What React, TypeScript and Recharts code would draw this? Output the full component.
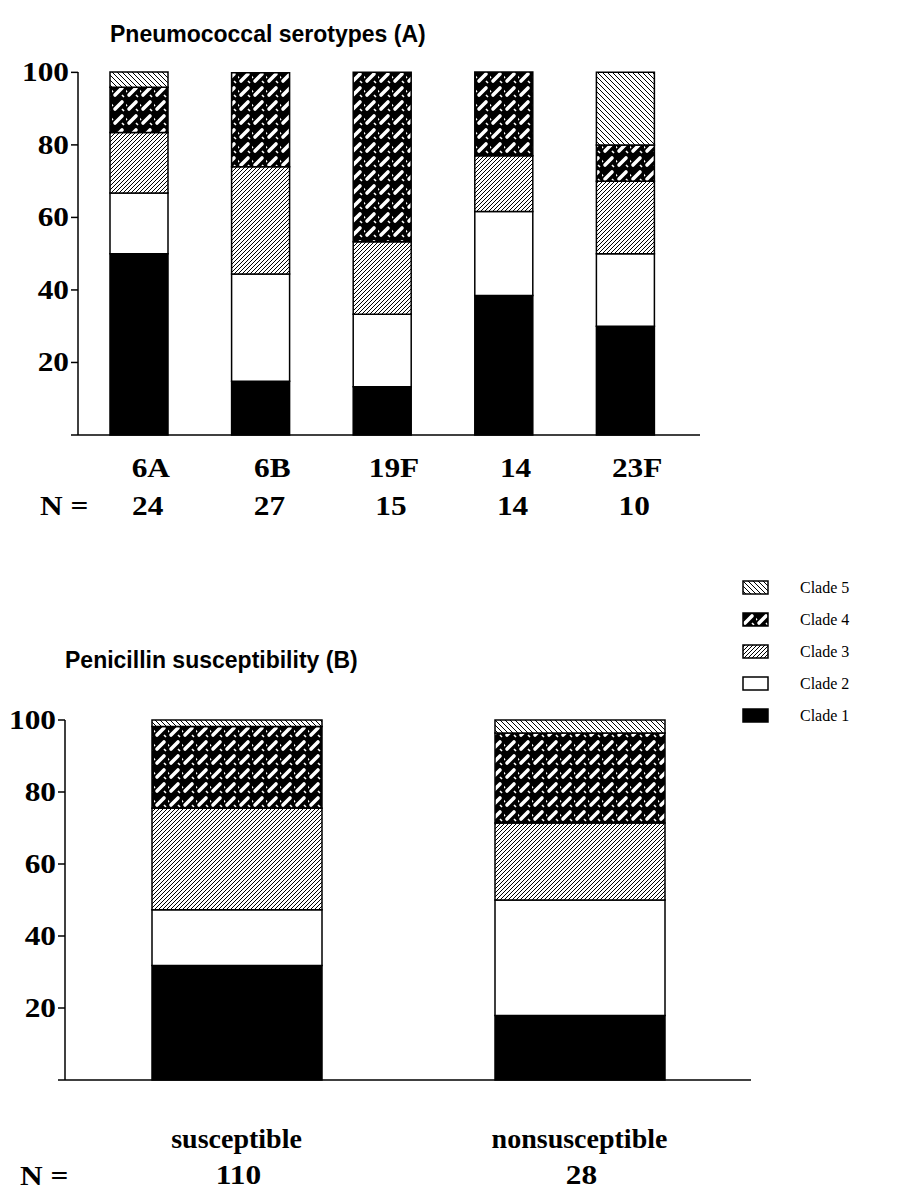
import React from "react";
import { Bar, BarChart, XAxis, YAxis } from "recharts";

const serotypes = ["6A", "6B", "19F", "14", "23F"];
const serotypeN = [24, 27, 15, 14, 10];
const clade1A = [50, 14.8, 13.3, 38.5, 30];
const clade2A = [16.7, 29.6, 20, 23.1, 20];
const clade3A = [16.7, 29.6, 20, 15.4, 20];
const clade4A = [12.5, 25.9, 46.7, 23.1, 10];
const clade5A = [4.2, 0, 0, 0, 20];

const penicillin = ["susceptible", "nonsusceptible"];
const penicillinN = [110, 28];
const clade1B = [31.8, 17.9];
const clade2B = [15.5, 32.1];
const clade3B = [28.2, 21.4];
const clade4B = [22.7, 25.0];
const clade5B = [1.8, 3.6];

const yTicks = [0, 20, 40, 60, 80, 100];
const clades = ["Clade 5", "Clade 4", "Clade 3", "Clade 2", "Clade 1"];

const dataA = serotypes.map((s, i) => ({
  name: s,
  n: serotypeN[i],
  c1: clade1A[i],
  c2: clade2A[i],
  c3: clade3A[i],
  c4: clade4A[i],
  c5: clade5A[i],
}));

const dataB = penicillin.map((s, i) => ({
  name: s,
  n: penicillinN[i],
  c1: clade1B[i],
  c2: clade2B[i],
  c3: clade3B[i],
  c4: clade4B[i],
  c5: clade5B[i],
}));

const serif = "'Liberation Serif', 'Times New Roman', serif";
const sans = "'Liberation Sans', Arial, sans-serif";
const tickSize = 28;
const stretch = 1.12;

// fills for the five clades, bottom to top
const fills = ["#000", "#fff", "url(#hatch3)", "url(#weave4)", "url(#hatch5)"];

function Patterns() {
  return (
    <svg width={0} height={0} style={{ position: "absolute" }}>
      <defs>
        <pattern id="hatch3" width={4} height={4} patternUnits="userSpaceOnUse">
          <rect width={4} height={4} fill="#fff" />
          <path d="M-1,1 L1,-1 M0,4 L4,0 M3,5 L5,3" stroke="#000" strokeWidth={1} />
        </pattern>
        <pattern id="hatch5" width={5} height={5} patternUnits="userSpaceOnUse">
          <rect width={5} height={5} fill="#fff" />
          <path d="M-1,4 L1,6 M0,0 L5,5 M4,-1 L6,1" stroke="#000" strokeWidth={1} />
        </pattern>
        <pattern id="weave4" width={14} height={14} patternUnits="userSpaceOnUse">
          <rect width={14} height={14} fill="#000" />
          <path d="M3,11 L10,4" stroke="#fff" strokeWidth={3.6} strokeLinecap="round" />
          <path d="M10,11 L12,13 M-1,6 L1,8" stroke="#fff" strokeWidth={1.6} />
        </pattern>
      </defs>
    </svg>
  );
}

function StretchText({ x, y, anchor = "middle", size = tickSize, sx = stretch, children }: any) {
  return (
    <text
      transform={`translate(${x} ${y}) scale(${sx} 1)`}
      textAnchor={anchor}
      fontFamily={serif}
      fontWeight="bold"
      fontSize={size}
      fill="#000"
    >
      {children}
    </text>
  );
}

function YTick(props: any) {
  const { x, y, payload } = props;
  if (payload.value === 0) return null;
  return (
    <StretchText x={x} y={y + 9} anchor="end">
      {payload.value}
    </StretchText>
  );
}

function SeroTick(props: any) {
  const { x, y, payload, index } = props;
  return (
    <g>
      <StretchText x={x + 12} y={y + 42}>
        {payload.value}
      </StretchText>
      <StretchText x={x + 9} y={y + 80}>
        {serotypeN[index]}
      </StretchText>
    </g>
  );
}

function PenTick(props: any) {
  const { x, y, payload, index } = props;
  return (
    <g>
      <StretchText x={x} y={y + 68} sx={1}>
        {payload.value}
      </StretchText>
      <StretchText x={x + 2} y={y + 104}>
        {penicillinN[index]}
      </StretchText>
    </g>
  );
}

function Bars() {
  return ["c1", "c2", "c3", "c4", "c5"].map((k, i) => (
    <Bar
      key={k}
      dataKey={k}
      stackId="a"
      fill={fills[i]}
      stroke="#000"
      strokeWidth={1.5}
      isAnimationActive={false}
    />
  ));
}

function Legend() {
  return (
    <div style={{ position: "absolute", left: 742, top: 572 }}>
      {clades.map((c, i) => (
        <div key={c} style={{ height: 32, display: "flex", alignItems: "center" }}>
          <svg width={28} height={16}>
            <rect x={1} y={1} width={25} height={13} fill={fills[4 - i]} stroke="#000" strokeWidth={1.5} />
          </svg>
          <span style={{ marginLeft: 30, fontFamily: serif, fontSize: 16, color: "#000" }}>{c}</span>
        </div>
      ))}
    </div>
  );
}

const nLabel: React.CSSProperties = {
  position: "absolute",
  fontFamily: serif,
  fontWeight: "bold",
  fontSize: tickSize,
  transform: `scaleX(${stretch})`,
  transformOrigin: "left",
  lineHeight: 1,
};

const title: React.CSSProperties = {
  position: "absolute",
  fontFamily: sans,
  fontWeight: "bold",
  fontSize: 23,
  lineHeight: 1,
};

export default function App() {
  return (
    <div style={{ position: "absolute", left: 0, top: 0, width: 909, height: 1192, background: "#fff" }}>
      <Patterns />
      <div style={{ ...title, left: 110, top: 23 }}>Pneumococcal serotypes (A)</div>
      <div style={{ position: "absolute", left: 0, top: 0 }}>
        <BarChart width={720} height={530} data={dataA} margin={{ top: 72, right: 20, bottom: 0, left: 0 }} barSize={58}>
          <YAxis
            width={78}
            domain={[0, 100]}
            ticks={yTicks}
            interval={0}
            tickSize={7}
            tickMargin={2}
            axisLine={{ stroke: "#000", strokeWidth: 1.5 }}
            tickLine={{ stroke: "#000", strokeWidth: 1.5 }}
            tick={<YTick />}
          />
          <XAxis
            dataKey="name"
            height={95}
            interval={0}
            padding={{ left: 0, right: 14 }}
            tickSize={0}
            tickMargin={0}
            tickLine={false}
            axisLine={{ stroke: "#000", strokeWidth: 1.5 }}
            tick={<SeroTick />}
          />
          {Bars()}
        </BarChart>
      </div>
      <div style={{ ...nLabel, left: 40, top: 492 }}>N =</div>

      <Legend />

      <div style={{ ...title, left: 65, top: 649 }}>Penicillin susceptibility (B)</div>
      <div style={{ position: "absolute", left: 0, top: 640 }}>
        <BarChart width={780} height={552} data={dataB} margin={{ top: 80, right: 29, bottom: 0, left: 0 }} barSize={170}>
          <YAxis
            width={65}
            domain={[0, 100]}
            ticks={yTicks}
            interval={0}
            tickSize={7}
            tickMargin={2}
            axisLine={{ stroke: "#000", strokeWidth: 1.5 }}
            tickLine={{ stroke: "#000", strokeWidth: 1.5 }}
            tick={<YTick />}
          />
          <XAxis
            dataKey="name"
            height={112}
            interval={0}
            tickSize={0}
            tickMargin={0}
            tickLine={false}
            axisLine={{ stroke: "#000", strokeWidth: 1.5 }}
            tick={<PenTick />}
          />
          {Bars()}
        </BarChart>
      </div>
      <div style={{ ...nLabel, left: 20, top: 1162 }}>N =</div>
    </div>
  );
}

★ ★ ★ ★

◆ **Stated goal**:
Your task is to restate word for word the lines from the top of the data to the line containing "const clade5B = [1.8, 3.6];", both ends included, with every picture left out.

◆ **Reply**:
What React, TypeScript and Recharts code would draw this? Output the full component.
import React from "react";
import { Bar, BarChart, XAxis, YAxis } from "recharts";

const serotypes = ["6A", "6B", "19F", "14", "23F"];
const serotypeN = [24, 27, 15, 14, 10];
const clade1A = [50, 14.8, 13.3, 38.5, 30];
const clade2A = [16.7, 29.6, 20, 23.1, 20];
const clade3A = [16.7, 29.6, 20, 15.4, 20];
const clade4A = [12.5, 25.9, 46.7, 23.1, 10];
const clade5A = [4.2, 0, 0, 0, 20];

const penicillin = ["susceptible", "nonsusceptible"];
const penicillinN = [110, 28];
const clade1B = [31.8, 17.9];
const clade2B = [15.5, 32.1];
const clade3B = [28.2, 21.4];
const clade4B = [22.7, 25.0];
const clade5B = [1.8, 3.6];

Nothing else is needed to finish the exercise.